The stakes for Reagan, as well as his party, are considerable. In the short term he needs a victory, or at least the prospect of one, to fend off any impression that he is becoming an impotent, lame-duck President. His second term has begun badly, and his Administration seems stalled. The major high- level shuffles last January, particularly the job switch between Chief of Staff Baker and Treasury Secretary Regan, wasted time that could have been spent exploiting Reagan's re-election momentum. Congress handcuffed the President on aid to the contras in Nicaragua, MX missile deployment and his defense buildup. Reagan's visit to a German military cemetery in Bitburg raised a storm of criticism at home and abroad. No breakthrough on arms control is in sight, and a summit meeting with Soviet Leader Mikhail Gorbachev seems to be drifting into limbo. Tax reform, says former Democratic National Chairman Robert Strauss, "is the best thing Ronald Reagan has going."

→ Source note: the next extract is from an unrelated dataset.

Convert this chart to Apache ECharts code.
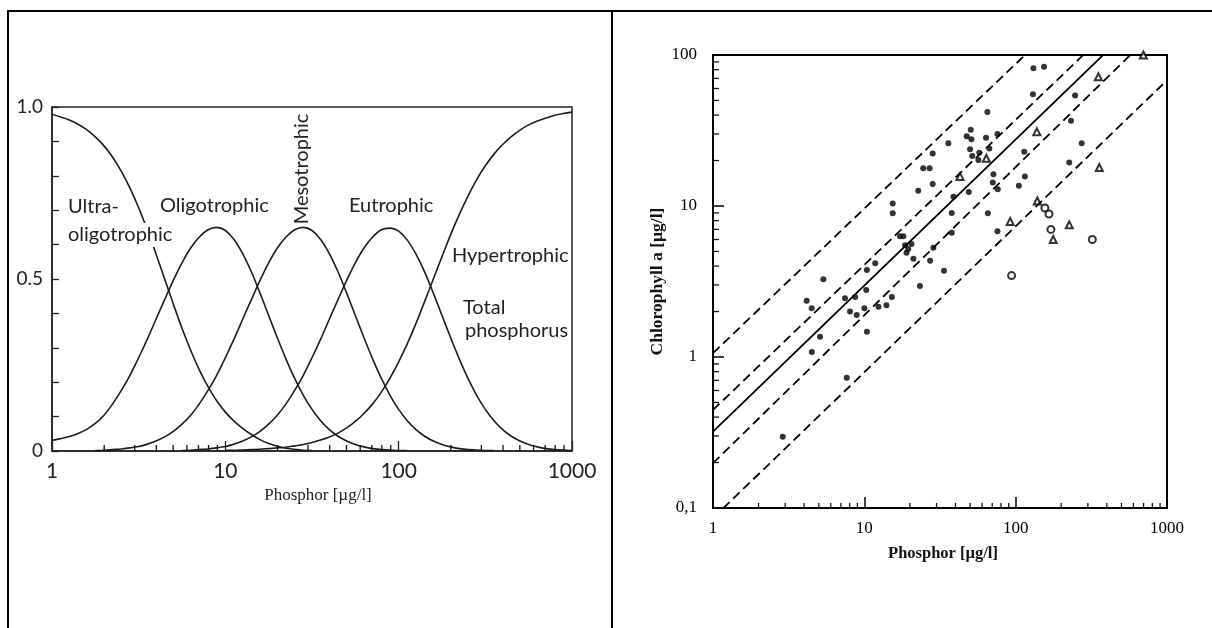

In political terms, the tax reform drive is seen by Republicans as an opportunity to win over young voters and bring a lasting realignment of the parties. But more than that, the tax plan is Reagan's attempt to put his & indelible stamp on domestic policy. It is the culmination of practically every fight he has carried out in his political career: against high and progressive tax rates, ever expanding governmental powers, limitations on free enterprise, and unfair burdens on the American family. A firm believer in the worth of his own crusades, Ronald Reagan has joined a battle that excites him. It is quite possible that if he wins, the embattled U.S. taxpayer may wind up a victor too.